** START OF DATA IN THIS EXERCISE **
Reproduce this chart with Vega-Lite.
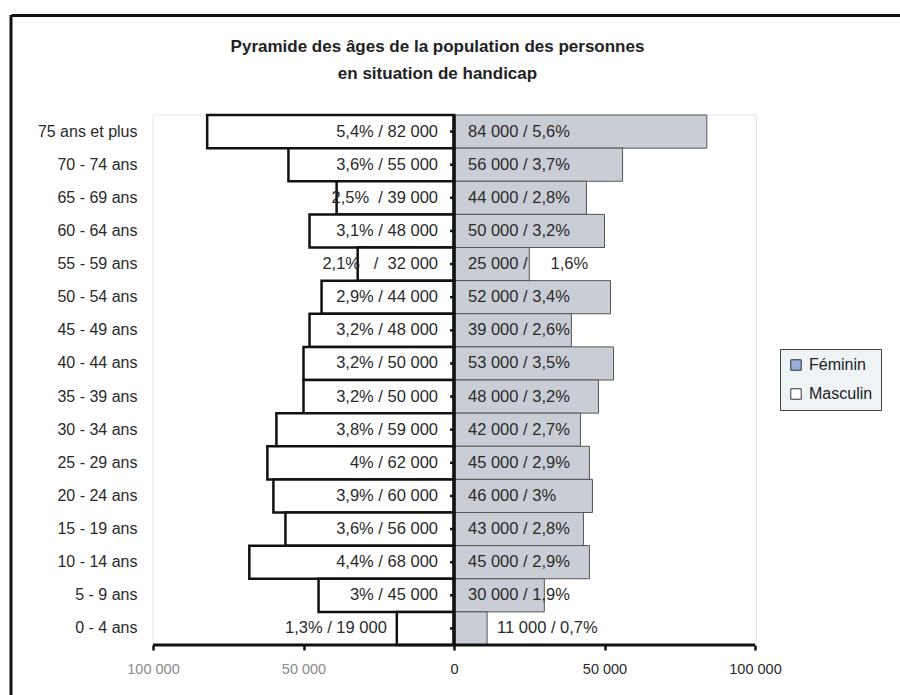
{
  "$schema": "https://vega.github.io/schema/vega-lite/v6.json",
  "width": 889,
  "height": 680,
  "autosize": {"type": "none"},
  "padding": {"left": 11, "top": 15, "right": 0, "bottom": 0},
  "background": "white",
  "title": {
    "text": "Pyramide des âges de la population des personnes",
    "subtitle": "en situation de handicap",
    "anchor": "middle",
    "frame": "group",
    "offset": -69,
    "dx": -18,
    "font": "Liberation Sans",
    "fontSize": 17,
    "fontWeight": "bold",
    "color": "#222222",
    "subtitleFont": "Liberation Sans",
    "subtitleFontSize": 17,
    "subtitleFontWeight": "bold",
    "subtitleColor": "#222222",
    "subtitlePadding": 10
  },
  "config": {
    "view": {"stroke": null},
    "font": "Liberation Sans"
  },
  "data": {
    "values": [
      {"age": "75 ans et plus", "sexe": "Féminin", "effectif": 84000, "etiquette": "84 000 / 5,6%"},
      {"age": "70 - 74 ans", "sexe": "Féminin", "effectif": 56000, "etiquette": "56 000 / 3,7%"},
      {"age": "65 - 69 ans", "sexe": "Féminin", "effectif": 44000, "etiquette": "44 000 / 2,8%"},
      {"age": "60 - 64 ans", "sexe": "Féminin", "effectif": 50000, "etiquette": "50 000 / 3,2%"},
      {"age": "55 - 59 ans", "sexe": "Féminin", "effectif": 25000, "etiquette": "25 000 /\u00a0\u00a0\u00a0\u00a0\u00a01,6%"},
      {"age": "50 - 54 ans", "sexe": "Féminin", "effectif": 52000, "etiquette": "52 000 / 3,4%"},
      {"age": "45 - 49 ans", "sexe": "Féminin", "effectif": 39000, "etiquette": "39 000 / 2,6%"},
      {"age": "40 - 44 ans", "sexe": "Féminin", "effectif": 53000, "etiquette": "53 000 / 3,5%"},
      {"age": "35 - 39 ans", "sexe": "Féminin", "effectif": 48000, "etiquette": "48 000 / 3,2%"},
      {"age": "30 - 34 ans", "sexe": "Féminin", "effectif": 42000, "etiquette": "42 000 / 2,7%"},
      {"age": "25 - 29 ans", "sexe": "Féminin", "effectif": 45000, "etiquette": "45 000 / 2,9%"},
      {"age": "20 - 24 ans", "sexe": "Féminin", "effectif": 46000, "etiquette": "46 000 / 3%"},
      {"age": "15 - 19 ans", "sexe": "Féminin", "effectif": 43000, "etiquette": "43 000 / 2,8%"},
      {"age": "10 - 14 ans", "sexe": "Féminin", "effectif": 45000, "etiquette": "45 000 / 2,9%"},
      {"age": "5 - 9 ans", "sexe": "Féminin", "effectif": 30000, "etiquette": "30 000 / 1,9%"},
      {"age": "0 - 4 ans", "sexe": "Féminin", "effectif": 11000, "etiquette": "11 000 / 0,7%"},
      {"age": "75 ans et plus", "sexe": "Masculin", "effectif": -82000, "etiquette": "5,4% / 82 000"},
      {"age": "70 - 74 ans", "sexe": "Masculin", "effectif": -55000, "etiquette": "3,6% / 55 000"},
      {"age": "65 - 69 ans", "sexe": "Masculin", "effectif": -39000, "etiquette": "2,5%\u00a0\u00a0/ 39 000"},
      {"age": "60 - 64 ans", "sexe": "Masculin", "effectif": -48000, "etiquette": "3,1% / 48 000"},
      {"age": "55 - 59 ans", "sexe": "Masculin", "effectif": -32000, "etiquette": "2,1%\u00a0\u00a0\u00a0/\u00a0\u00a032 000"},
      {"age": "50 - 54 ans", "sexe": "Masculin", "effectif": -44000, "etiquette": "2,9% / 44 000"},
      {"age": "45 - 49 ans", "sexe": "Masculin", "effectif": -48000, "etiquette": "3,2% / 48 000"},
      {"age": "40 - 44 ans", "sexe": "Masculin", "effectif": -50000, "etiquette": "3,2% / 50 000"},
      {"age": "35 - 39 ans", "sexe": "Masculin", "effectif": -50000, "etiquette": "3,2% / 50 000"},
      {"age": "30 - 34 ans", "sexe": "Masculin", "effectif": -59000, "etiquette": "3,8% / 59 000"},
      {"age": "25 - 29 ans", "sexe": "Masculin", "effectif": -62000, "etiquette": "4% / 62 000"},
      {"age": "20 - 24 ans", "sexe": "Masculin", "effectif": -60000, "etiquette": "3,9% / 60 000"},
      {"age": "15 - 19 ans", "sexe": "Masculin", "effectif": -56000, "etiquette": "3,6% / 56 000"},
      {"age": "10 - 14 ans", "sexe": "Masculin", "effectif": -68000, "etiquette": "4,4% / 68 000"},
      {"age": "5 - 9 ans", "sexe": "Masculin", "effectif": -45000, "etiquette": "3% / 45 000"},
      {"age": "0 - 4 ans", "sexe": "Masculin", "effectif": -19000, "etiquette": "1,3% / 19 000"}
    ]
  },
  "resolve": {"scale": {"x": "independent"}, "axis": {"x": "independent"}},
  "layer": [
    {
      "mark": {"type": "rule", "strokeWidth": 3, "color": "#111111"},
      "transform": [{"filter": "datum.sexe === 'Féminin' && datum.age === '0 - 4 ans'"}],
      "encoding": {
        "x": {
          "datum": 0,
          "type": "quantitative",
          "scale": {"domain": [0, 1], "nice": false, "zero": false},
          "axis": {
            "orient": "top",
            "offset": 0,
            "title": null,
            "grid": false,
            "domain": true,
            "domainColor": "#111111",
            "domainWidth": 3,
            "ticks": false,
            "labels": false
          }
        }
      }
    },
    {
      "encoding": {
        "y": {
          "field": "age",
          "type": "nominal",
          "scale": {
            "domain": ["75 ans et plus", "70 - 74 ans", "65 - 69 ans", "60 - 64 ans", "55 - 59 ans", "50 - 54 ans", "45 - 49 ans", "40 - 44 ans", "35 - 39 ans", "30 - 34 ans", "25 - 29 ans", "20 - 24 ans", "15 - 19 ans", "10 - 14 ans", "5 - 9 ans", "0 - 4 ans"],
            "range": [100, 630],
            "paddingInner": 0,
            "paddingOuter": 0
          },
          "axis": {
            "offset": -142,
            "title": null,
            "domain": false,
            "ticks": false,
            "labelPadding": 16,
            "labelFont": "Liberation Sans",
            "labelFontSize": 16,
            "labelColor": "#2a2a2a",
            "zindex": 1
          }
        }
      },
      "layer": [
        {
          "mark": {"type": "rect", "filled": false, "stroke": "#dce9e8", "strokeWidth": 1},
          "transform": [{"filter": "datum.sexe === 'Féminin' && datum.age === '0 - 4 ans'"}],
          "encoding": {
            "x": {"datum": -100000, "type": "quantitative"},
            "x2": {"datum": 100500},
            "y": {"datum": "75 ans et plus", "type": "nominal", "bandPosition": 0},
            "y2": {"datum": "0 - 4 ans", "bandPosition": 1}
          }
        },
        {
          "mark": {"type": "bar"},
          "encoding": {
            "x": {
              "field": "effectif",
              "type": "quantitative",
              "scale": {"domain": [-147177, 148173], "nice": false, "zero": false},
              "axis": {
                "orient": "bottom",
                "offset": -50,
                "values": [-100000, -50000, 0, 50000, 100000],
                "title": null,
                "grid": false,
                "domain": false,
                "ticks": true,
                "tickColor": "#111111",
                "tickWidth": 2.5,
                "tickSize": 5,
                "labelPadding": 12,
                "labelFont": "Liberation Sans",
                "labelFontSize": 14.5,
                "labelColor": {"condition": {"test": "datum.value < 0", "value": "#8a8a8a"}, "value": "#2a2a2a"},
                "labelExpr": "datum.value === 0 ? '0' : replace(format(abs(datum.value), ','), ',', ' ')",
                "zindex": 1
              }
            },
            "x2": {"datum": 0},
            "fill": {"condition": {"test": "datum.sexe === 'Masculin'", "value": "#ffffff"}, "value": "#c9ced6"},
            "stroke": {"condition": {"test": "datum.sexe === 'Masculin'", "value": "#111111"}, "value": "#555555"},
            "strokeWidth": {"condition": {"test": "datum.sexe === 'Masculin'", "value": 2.5}, "value": 1},
            "fillOpacity": {"value": 1}
          }
        },
        {
          "mark": {"type": "point", "shape": "square", "filled": true, "size": 0, "opacity": 1},
          "encoding": {
            "x": {"field": "effectif", "type": "quantitative"},
            "fill": {
              "field": "sexe",
              "type": "nominal",
              "scale": {"domain": ["Féminin", "Masculin"], "range": ["#98afd9", "#ffffff"]},
              "legend": {
                "title": null,
                "orient": "none",
                "legendX": 769,
                "legendY": 334,
                "padding": 8,
                "strokeColor": "#444444",
                "fillColor": "#eef3f6",
                "symbolType": "square",
                "symbolSize": 110,
                "symbolStrokeColor": "#333333",
                "symbolStrokeWidth": 1,
                "labelFont": "Liberation Sans",
                "labelFontSize": 16,
                "labelColor": "#222222",
                "labelOffset": 5,
                "rowPadding": 13
              }
            },
            "stroke": {"value": "#333333"},
            "strokeWidth": {"value": 1}
          }
        },
        {
          "mark": {"type": "tick", "thickness": 3.5, "size": 34, "color": "#111111", "opacity": 1},
          "transform": [{"filter": "datum.sexe === 'Féminin'"}],
          "encoding": {
            "x": {"datum": 0, "type": "quantitative"}
          }
        },
        {
          "mark": {"type": "rule", "strokeWidth": 2.5, "color": "#111111"},
          "transform": [{"filter": "datum.sexe === 'Féminin'"}],
          "encoding": {
            "x": {"datum": -1300, "type": "quantitative"},
            "x2": {"datum": 0}
          }
        },
        {
          "mark": {"type": "rule", "strokeWidth": 3, "color": "#111111"},
          "transform": [{"filter": "datum.sexe === 'Féminin' && datum.age === '0 - 4 ans'"}],
          "encoding": {
            "x": {"datum": -100000, "type": "quantitative"},
            "x2": {"datum": 100000},
            "y": {"datum": "0 - 4 ans", "type": "nominal", "bandPosition": 1}
          }
        },
        {
          "mark": {"type": "text", "align": "right", "baseline": "middle", "dx": -16, "font": "Liberation Sans", "fontSize": 16.5, "color": "#2a2a2a"},
          "transform": [{"filter": "datum.sexe === 'Masculin' && datum.age !== '0 - 4 ans'"}],
          "encoding": {
            "x": {"datum": 0, "type": "quantitative"},
            "text": {"field": "etiquette"}
          }
        },
        {
          "mark": {"type": "text", "align": "left", "baseline": "middle", "dx": 14, "font": "Liberation Sans", "fontSize": 16.5, "color": "#2a2a2a"},
          "transform": [{"filter": "datum.sexe === 'Féminin' && datum.age !== '0 - 4 ans'"}],
          "encoding": {
            "x": {"datum": 0, "type": "quantitative"},
            "text": {"field": "etiquette"}
          }
        },
        {
          "mark": {"type": "text", "align": "right", "baseline": "middle", "dx": -10, "font": "Liberation Sans", "fontSize": 16.5, "color": "#2a2a2a"},
          "transform": [{"filter": "datum.sexe === 'Masculin' && datum.age === '0 - 4 ans'"}],
          "encoding": {
            "x": {"field": "effectif", "type": "quantitative"},
            "text": {"field": "etiquette"}
          }
        },
        {
          "mark": {"type": "text", "align": "left", "baseline": "middle", "dx": 10, "font": "Liberation Sans", "fontSize": 16.5, "color": "#2a2a2a"},
          "transform": [{"filter": "datum.sexe === 'Féminin' && datum.age === '0 - 4 ans'"}],
          "encoding": {
            "x": {"field": "effectif", "type": "quantitative"},
            "text": {"field": "etiquette"}
          }
        }
      ]
    }
  ]
}
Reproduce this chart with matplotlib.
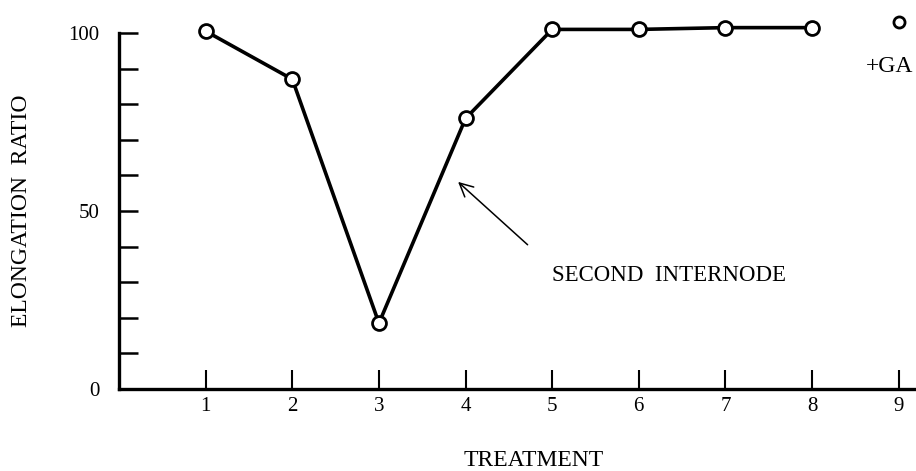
** END OF DATA IN THIS EXERCISE **
## INSTRUCTION
Pick out all lines from the data above in which the word "with" appears.

## EXERCISE ANSWER
Reproduce this chart with Vega-Lite.
Reproduce this chart with matplotlib.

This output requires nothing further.